"Why," said another, "have we been so long deaf to the saying, that the temporal dominion of the Church was like a thorn in the wound of Italy, which shall never be healed till that thorn is extracted?"

And then, without passion, all felt that the temporal dominion was in fact finished of itself, and that it only remained to organize another form of government.

LETTER XXVIII.

Gioberti, Mamiani, and Mazzini.—Formation of the Constitutional Assembly.—The Right of Suffrage.—A Procession.—Proclamation of the Republic.—Results.—Decree of the Assembly.—Americans in Rome: Difference of Impressions.—Flight of the Grand Duke of Tuscany.—Charles Albert.—Present State of Rome.—Reflections and Conclusions.—Latest Intelligence.

Rome, Evening of Feb. 20, 1849.

The League between the Italian States, and the Diet which was to establish it, had been the thought of Gioberti, but had found the instrument at Rome in Mamiani. The deputies were to be named by princes or parliaments, their mandate to be limited by the existing institutions of the several states; measures of mutual security and some modifications in the way of reform would be the utmost that could be hoped from this Diet. The scope of this party did not go beyond more vigorous prosecution of the war for independence, and the establishment of good, institutions for the several principalities on a basis of assimilation.

Mazzini, the great radical thinker of Italy, was, on the contrary, persuaded that unity, not union, was necessary to this country. He had taken for his motto, GOD AND THE PEOPLE, and believed in no other powers. He wished an Italian Constitutional Assembly, selected directly by the people, and furnished with an unlimited mandate to decide what form was now required by the needs of the Peninsula. His own wishes, certainly, aimed at a republic; but the decision remained with the representatives of the people.

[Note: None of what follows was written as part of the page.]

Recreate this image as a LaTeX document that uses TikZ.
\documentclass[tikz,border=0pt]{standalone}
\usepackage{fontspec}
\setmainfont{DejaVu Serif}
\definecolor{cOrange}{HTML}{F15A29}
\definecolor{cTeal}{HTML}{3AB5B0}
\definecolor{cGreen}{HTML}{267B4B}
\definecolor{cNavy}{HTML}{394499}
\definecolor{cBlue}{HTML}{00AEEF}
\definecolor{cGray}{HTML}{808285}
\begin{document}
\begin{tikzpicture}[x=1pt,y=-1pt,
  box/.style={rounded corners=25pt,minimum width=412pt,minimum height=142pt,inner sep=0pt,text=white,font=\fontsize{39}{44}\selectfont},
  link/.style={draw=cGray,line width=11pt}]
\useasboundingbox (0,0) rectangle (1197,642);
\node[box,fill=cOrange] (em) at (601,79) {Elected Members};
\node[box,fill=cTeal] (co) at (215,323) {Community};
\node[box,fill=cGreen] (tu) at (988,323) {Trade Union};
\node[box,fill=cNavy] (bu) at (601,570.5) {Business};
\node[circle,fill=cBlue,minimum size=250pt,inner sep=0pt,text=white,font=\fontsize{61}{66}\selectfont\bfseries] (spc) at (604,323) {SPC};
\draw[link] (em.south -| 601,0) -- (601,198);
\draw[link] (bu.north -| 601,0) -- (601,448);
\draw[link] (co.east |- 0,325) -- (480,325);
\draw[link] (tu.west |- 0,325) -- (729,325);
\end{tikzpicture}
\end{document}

The thought of Gioberti had been at first the popular one, as he, in fact, was the seer of the so-called Moderate party. For myself, I always looked upon him as entirely a charlatan, who covered his want of all real force by the thickest embroidered mantle of words. Still, for a time, he corresponded with the wants of the Italian mind. He assailed the Jesuits, and was of real use by embodying the distrust and aversion that brooded in the minds of men against these most insidious and inveterate foes of liberty and progress. This triumph, at least, he may boast: that sect has been obliged to yield; its extinction seems impossible, of such life-giving power was the fiery will of Loyola. In the Primate he had embodied the lingering hope of the Catholic Church; Pius IX. had answered to the appeal, had answered only to show its futility. He had run through Italy as courier for Charles Albert, when the so falsely styled Magnanimous entered, pretending to save her from the stranger, really hoping to take her for himself. His own cowardice and treachery neutralized the hope, and Charles Albert, abject in his disgrace, took a retrograde ministry. This the country would not suffer, and obliged him after a while to reassume at least the position of the previous year, by taking Gioberti for his premier. But it soon became evident that the ministry of Charles Albert was in the same position as had been that of Pius IX. The hand was powerless when the head was indisposed. Meantime the name of Mazzini had echoed through Tuscany from the revered lips of Montanelli; it reached the Roman States, and though at first propagated by foreign impulse, yet, as soon as understood, was welcomed as congenial. Montanelli had nobly said, addressing Florence: "We could not regret that the realization of this project should take place in a sister city, still more illustrious than ours." The Romans took him at his word; the Constitutional Assembly for the Roman States was elected with a double mandate, that the deputies might sit in the Constitutional Assembly for all Italy whenever the other provinces could send theirs. They were elected by universal suffrage. Those who listened to Jesuits and Moderates predicted that the project would fail of itself. The people were too ignorant to make use of the liberty of suffrage.